While at KU, Billings was vice president of the Sachem senior men’s honor society, a member of Phi Beta Kappa and a KU Hilltopper, the top student award for graduating seniors.

In addition to his leadership role, he was a guard on the KU men’s basketball team, including the notable 1957 squad that made it to the NCAA finals. That team also included Wilt Chamberlain, with whom Billings maintained a lifelong friendship.

He received All Big Eight conference honorable mention honors in 1958, and, in 1959, received the Forrest C. Allen award given to the KU senior athlete with the highest academic standing.

Aid and counsel

Dr. Lynn Kindred, now a cardiologist at KU Med, played basketball with Billings and kept in touch.

“I can’t tell you the fun Bob, Monte (former athletic director Monte Johnson) and I had in our basketball days and what a tremendous leader and inspiration Bob Billings was. So caring and unselfish. …

“In later years, he did more to help Wilt Chamberlain than just about anyone you could name. I know Wilt appreciated it a lot. He also aided and counseled a lot of athletes, more than you could name, many you may never heard of. I feel honored and dignified to have been a friend and teammate of Bob Billings.”
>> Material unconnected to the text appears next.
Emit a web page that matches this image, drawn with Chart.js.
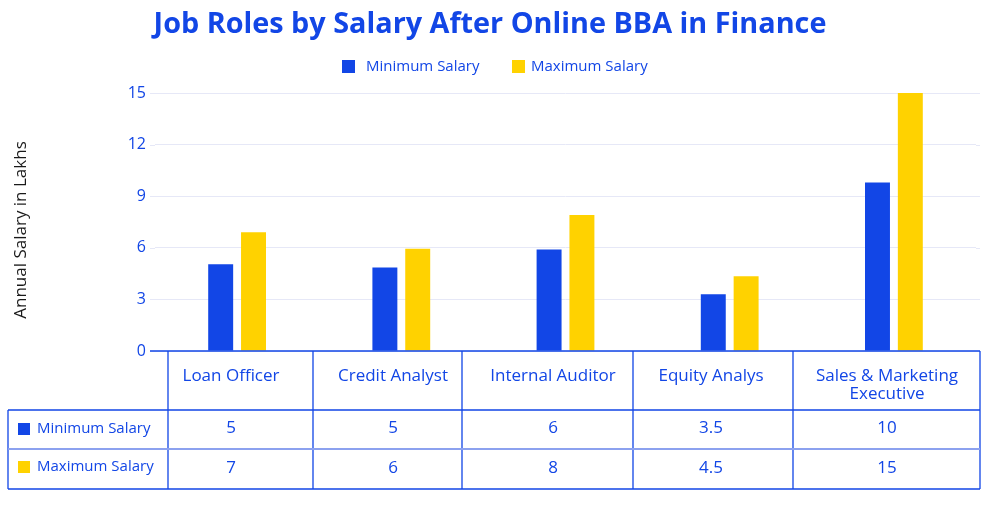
<!DOCTYPE html>
<html>
<head>
<meta charset="utf-8">
<script src="https://cdn.jsdelivr.net/npm/chart.js@4.4.1/dist/chart.umd.min.js"></script>
<style>
  html, body { margin: 0; padding: 0; background: #fff; }
  #wrap { width: 1000px; height: 506px; }
</style>
</head>
<body>
<div id="wrap"><canvas id="salaryChart" width="1000" height="506"></canvas></div>
<script>
const categories = ['Loan Officer', 'Credit Analyst', 'Internal Auditor', 'Equity Analys', ['Sales & Marketing', 'Executive']];
const minSalary = [5.05, 4.85, 5.9, 3.3, 9.8];
const maxSalary = [6.9, 5.95, 7.9, 4.35, 15];
const minSalaryTable = ['5', '5', '6', '3.5', '10'];
const maxSalaryTable = ['7', '6', '8', '4.5', '15'];
const seriesNames = ['Minimum Salary', 'Maximum Salary'];
const chartTitle = 'Job Roles by Salary After Online BBA in Finance';
const yTitle = 'Annual Salary in Lakhs';

const BLUE = '#1246e6';
const YELLOW = '#ffd200';
const GRID = '#e6e8f7';
const FONT = "'Open Sans', sans-serif";

// title, legend and y title drawn by hand so they sit where the original has them
const headerBits = {
    id: 'headerBits',
    afterDraw(chart) {
        const ctx = chart.ctx;
        const colors = [BLUE, YELLOW];
        ctx.save();
        ctx.textBaseline = 'middle';
        ctx.textAlign = 'center';
        ctx.fillStyle = BLUE;
        ctx.font = 'bold 28.8px ' + FONT;
        ctx.fillText(chartTitle, 490, 25);

        ctx.textAlign = 'left';
        ctx.font = '15px ' + FONT;
        const boxX = [342, 512], textX = [366, 531];
        seriesNames.forEach((name, i) => {
            ctx.fillStyle = colors[i];
            ctx.fillRect(boxX[i], 60, 13, 13);
            ctx.fillStyle = BLUE;
            ctx.fillText(name, textX[i], 67);
        });

        ctx.translate(21, 230);
        ctx.rotate(-Math.PI / 2);
        ctx.textAlign = 'center';
        ctx.fillStyle = '#1a1a1a';
        ctx.font = '17px ' + FONT;
        ctx.fillText(yTitle, 0, 0);
        ctx.restore();
    }
};

// grid lines in the original run a little past the bars on both sides
const gridEnds = {
    id: 'gridEnds',
    beforeDatasetsDraw(chart) {
        const ctx = chart.ctx;
        const y = chart.scales.y;
        const area = chart.chartArea;
        ctx.save();
        ctx.strokeStyle = GRID;
        ctx.lineWidth = 1;
        ctx.beginPath();
        y.ticks.forEach(t => {
            const py = Math.round(y.getPixelForValue(t.value)) + 0.5;
            ctx.moveTo(150, py); ctx.lineTo(area.left, py);
            ctx.moveTo(area.right, py); ctx.lineTo(980, py);
        });
        ctx.stroke();
        ctx.restore();
    }
};

// data table under the plot
const dataTable = {
    id: 'dataTable',
    afterDraw(chart) {
        const ctx = chart.ctx;
        const cols = [168, 313, 462, 633, 793, 980];
        const textX = [231, 393, 553, 711, 887];
        const top = chart.chartArea.bottom;
        const r1 = 410, r2 = 449, bottom = 489, left = 8;
        ctx.save();
        ctx.strokeStyle = BLUE;
        ctx.lineWidth = 1.3;
        ctx.beginPath();
        ctx.moveTo(150, top); ctx.lineTo(cols[5], top);
        cols.forEach(x => { ctx.moveTo(x, top); ctx.lineTo(x, bottom); });
        ctx.moveTo(left, r1); ctx.lineTo(left, bottom);
        ctx.moveTo(left, r1); ctx.lineTo(cols[5], r1);
        ctx.moveTo(left, bottom); ctx.lineTo(cols[5], bottom);
        ctx.stroke();
        ctx.strokeStyle = '#8ca1ef';
        ctx.lineWidth = 2;
        ctx.beginPath();
        ctx.moveTo(left, r2); ctx.lineTo(cols[5], r2);
        ctx.stroke();

        ctx.fillStyle = BLUE;
        ctx.textAlign = 'center';
        ctx.textBaseline = 'middle';
        ctx.font = '17px ' + FONT;
        categories.forEach((c, i) => {
            const lines = Array.isArray(c) ? c : [c];
            lines.forEach((l, j) => ctx.fillText(l, textX[i], 376 + j * 18));
        });
        minSalaryTable.forEach((v, i) => ctx.fillText(v, textX[i], 428));
        maxSalaryTable.forEach((v, i) => ctx.fillText(v, textX[i], 468));

        ctx.textAlign = 'left';
        ctx.font = '15px ' + FONT;
        ctx.fillRect(18, 423, 12, 12);
        ctx.fillText(seriesNames[0], 37, 429);
        ctx.fillStyle = YELLOW;
        ctx.fillRect(18, 461, 12, 12);
        ctx.fillStyle = BLUE;
        ctx.fillText(seriesNames[1], 37, 467);
        ctx.restore();
    }
};

new Chart(document.getElementById('salaryChart').getContext('2d'), {
    type: 'bar',
    data: {
        labels: categories,
        datasets: [{
            label: seriesNames[0],
            data: minSalary,
            backgroundColor: BLUE,
            categoryPercentage: 0.4,
            barPercentage: 0.76
        }, {
            label: seriesNames[1],
            data: maxSalary,
            backgroundColor: YELLOW,
            categoryPercentage: 0.4,
            barPercentage: 0.76
        }]
    },
    options: {
        responsive: false,
        animation: false,
        layout: { padding: { left: 0, right: 24, top: 93, bottom: 155 } },
        plugins: {
            title: { display: false },
            legend: { display: false },
            tooltip: { enabled: false }
        },
        scales: {
            x: {
                grid: { display: false, drawTicks: false },
                ticks: { display: false },
                border: { display: false }
            },
            y: {
                min: 0,
                max: 15,
                afterFit(scale) { scale.width = 155; },
                ticks: {
                    stepSize: 3,
                    color: BLUE,
                    padding: 9,
                    font: { family: FONT, size: 16 }
                },
                grid: { color: GRID, drawTicks: false },
                border: { display: false }
            }
        }
    },
    plugins: [gridEnds, headerBits, dataTable]
});
</script>
</body>
</html>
KU men’s basketball coach Roy Williams said Billings’ death would be felt beyond KU athletics.

“It’s a sad day for me personally and I’m sure everyone at the University of Kansas and entire Lawrence community feels the same way,” Williams said. “Bob Billings was a great Jayhawk and a person who gave — every day of his life, some way, somehow — to this university and this town.”
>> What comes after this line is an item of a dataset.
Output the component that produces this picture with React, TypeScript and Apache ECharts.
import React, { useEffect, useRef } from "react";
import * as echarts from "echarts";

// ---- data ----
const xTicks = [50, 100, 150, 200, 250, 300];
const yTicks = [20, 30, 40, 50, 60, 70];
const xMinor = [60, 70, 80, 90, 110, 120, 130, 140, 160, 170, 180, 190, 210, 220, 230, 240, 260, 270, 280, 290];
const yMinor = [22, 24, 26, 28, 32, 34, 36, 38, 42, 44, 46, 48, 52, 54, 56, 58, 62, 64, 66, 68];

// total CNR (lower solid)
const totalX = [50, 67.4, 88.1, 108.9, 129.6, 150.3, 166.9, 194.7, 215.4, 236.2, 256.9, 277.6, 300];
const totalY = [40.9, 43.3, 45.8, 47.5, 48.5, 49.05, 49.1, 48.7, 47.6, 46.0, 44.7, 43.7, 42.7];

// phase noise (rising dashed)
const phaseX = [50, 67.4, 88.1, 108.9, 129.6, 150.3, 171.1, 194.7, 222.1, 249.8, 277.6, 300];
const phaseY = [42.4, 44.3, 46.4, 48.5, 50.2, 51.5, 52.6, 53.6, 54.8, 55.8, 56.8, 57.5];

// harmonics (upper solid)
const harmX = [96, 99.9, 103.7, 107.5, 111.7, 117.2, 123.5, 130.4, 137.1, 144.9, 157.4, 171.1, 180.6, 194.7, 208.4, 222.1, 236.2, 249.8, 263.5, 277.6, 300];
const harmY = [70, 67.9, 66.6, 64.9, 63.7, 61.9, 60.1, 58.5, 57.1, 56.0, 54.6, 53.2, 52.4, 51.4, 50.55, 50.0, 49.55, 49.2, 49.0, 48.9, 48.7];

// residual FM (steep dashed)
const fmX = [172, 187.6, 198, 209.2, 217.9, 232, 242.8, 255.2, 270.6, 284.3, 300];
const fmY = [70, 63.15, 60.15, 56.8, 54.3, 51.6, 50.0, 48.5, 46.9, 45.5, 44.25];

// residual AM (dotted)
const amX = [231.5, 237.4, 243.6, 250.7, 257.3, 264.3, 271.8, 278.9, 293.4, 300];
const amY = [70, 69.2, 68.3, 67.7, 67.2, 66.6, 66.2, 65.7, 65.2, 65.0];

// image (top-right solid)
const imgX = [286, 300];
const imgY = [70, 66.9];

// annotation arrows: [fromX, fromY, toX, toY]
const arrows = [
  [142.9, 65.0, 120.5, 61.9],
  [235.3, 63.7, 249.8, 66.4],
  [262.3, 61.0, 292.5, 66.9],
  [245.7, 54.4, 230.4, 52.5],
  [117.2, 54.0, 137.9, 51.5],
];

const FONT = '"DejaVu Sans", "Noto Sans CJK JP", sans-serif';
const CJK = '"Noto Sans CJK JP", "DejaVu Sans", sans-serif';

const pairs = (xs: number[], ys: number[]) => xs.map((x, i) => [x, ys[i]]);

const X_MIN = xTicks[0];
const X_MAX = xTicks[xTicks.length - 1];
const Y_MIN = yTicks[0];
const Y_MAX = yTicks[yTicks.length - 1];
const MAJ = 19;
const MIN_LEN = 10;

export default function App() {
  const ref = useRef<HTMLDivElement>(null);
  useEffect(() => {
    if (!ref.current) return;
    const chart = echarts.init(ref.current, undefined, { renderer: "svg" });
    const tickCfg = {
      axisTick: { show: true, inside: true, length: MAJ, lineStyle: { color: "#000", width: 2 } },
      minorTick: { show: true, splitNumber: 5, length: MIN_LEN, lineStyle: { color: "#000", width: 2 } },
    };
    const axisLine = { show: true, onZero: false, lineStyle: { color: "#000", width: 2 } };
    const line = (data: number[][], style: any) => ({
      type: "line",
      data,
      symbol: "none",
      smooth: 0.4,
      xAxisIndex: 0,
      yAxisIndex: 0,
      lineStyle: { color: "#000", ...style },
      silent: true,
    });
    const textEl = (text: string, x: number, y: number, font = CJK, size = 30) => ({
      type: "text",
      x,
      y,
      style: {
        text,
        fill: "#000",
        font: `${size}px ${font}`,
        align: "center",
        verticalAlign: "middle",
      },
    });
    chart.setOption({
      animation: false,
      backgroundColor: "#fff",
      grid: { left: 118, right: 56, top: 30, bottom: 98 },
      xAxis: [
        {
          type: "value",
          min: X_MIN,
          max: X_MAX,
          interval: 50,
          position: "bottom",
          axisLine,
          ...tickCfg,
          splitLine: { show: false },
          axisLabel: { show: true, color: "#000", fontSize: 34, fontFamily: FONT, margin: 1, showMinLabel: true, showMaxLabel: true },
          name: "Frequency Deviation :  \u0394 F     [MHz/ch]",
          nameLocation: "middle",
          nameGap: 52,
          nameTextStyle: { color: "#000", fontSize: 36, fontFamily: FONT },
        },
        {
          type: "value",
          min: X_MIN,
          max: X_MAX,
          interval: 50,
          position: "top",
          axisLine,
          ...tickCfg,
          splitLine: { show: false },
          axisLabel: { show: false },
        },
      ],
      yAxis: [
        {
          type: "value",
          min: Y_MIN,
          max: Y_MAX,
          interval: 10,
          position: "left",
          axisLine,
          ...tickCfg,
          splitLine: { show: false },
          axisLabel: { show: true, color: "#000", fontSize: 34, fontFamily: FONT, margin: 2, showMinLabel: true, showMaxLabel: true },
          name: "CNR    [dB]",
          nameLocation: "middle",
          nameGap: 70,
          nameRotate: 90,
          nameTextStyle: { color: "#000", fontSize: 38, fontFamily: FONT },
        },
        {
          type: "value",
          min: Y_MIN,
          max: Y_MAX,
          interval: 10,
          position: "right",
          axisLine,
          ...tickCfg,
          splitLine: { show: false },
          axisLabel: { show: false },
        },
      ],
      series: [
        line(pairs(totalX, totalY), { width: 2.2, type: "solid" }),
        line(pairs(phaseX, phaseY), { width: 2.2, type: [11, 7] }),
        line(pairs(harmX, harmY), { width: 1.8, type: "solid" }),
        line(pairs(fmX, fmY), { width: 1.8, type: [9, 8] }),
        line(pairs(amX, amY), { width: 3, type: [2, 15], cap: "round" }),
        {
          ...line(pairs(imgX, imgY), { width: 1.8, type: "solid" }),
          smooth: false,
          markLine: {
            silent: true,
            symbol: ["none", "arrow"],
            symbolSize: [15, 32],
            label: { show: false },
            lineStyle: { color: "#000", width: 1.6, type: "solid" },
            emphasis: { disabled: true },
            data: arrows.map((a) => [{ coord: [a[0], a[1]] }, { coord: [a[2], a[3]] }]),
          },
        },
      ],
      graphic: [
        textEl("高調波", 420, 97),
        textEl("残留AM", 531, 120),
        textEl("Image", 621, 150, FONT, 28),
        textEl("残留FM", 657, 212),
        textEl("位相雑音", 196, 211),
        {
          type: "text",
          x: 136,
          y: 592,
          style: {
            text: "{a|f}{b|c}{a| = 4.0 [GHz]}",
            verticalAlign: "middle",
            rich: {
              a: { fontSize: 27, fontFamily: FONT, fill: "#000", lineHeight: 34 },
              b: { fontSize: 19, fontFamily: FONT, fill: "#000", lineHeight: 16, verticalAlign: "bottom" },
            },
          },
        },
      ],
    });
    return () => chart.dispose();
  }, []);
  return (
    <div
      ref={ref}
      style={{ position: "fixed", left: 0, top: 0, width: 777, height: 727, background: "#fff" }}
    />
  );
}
Before leaving KU to devote full-time to Alvamar Inc., Billings spent 10 years as director of what then was known as the Aids and Awards Office, now the Office of Student Financial Aid. Jerry Rogers, who worked with Billings in that office, remembered him as “absolutely the most positive and generous person I’ve ever known. He was always doing something good for somebody and never met a stranger — he would try to help anybody, anytime. …

“I learned and benefited so much from his expertise, intelligence, caring attitude and sense of humor. Don’t ever underestimate how great he was at using humor to handle situations. You’d get one up on him with a joke or some kind of favor, and it would not be long before he would get back at you, only better. You simply could not top him.”
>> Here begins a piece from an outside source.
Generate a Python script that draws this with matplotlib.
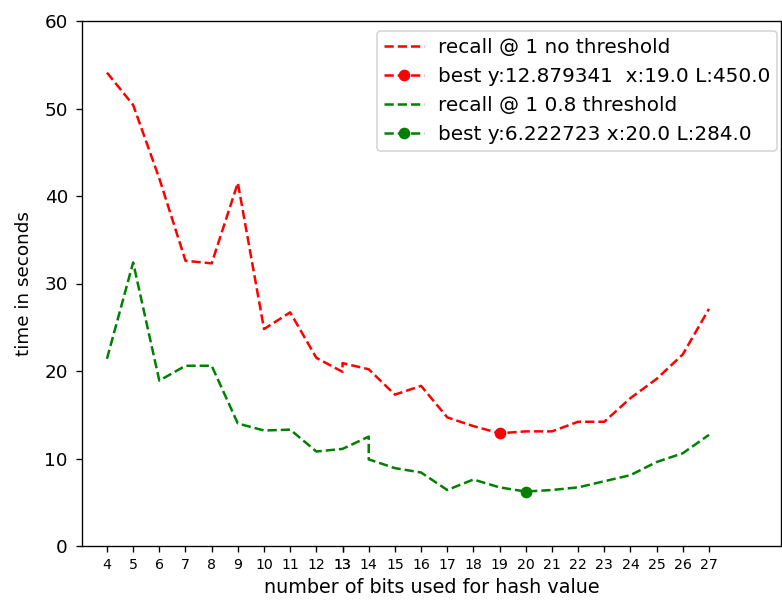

Billings was a sophomore at KU when Emily Taylor arrived there to begin her job as dean of women. Billings’ sense of humor also was part of Taylor’s memories.

“I admired him as a scholar, an athlete, a thoroughly reliable committee member and one of the most decent human beings I’ve ever known,” she said. “He really cared about people, always gave others the credit for anything good that happened. He had a marvelous sense of humor, never used at the expense of anyone else.”

A true giver

Billings was honored in 1984 with the Ellsworth Medallion, the KU Alumni Association’s highest honor for “unique and significant service to the university,” and in 1988 with the university’s Distinguished Service Citation. He served on the KU Alumni Association Board of Trustees and was a donor to the Williams Fund and the KU Endowment Association’s Chancellors Club. He also supported many other university efforts including the Spencer Museum of Art, Lied Center and the new Dole Institute of Politics.

Bob Dole, the former U.S. senator from Kansas, lived across the street from Billings in Russell.

“Bob was younger than me, but I watched his high school basketball progress and then his playing at KU. I kept track of him over the years,” Dole said.

“He did a lot of good for Lawrence. He was a good, decent guy — that’s the way I’d describe him. He was like that his whole life, he never changed. His dad was the same way.”

Richard Norton Smith, director of the Dole Institute, noted that Billings, his wife, Bev, and his brother and sister-in-law recently pledged money for a stone map of Kansas for the floor of the institute’s entrance.

“The world is full of givers and takers. They’re givers,” Smith said. “The world of politics — and I assume, campus politics, too — is full of people who love to see themselves in print and who wield the personal pronoun like a sword. Bob was the rarity. He loved to do good things, and he didn’t care to get credit for it.”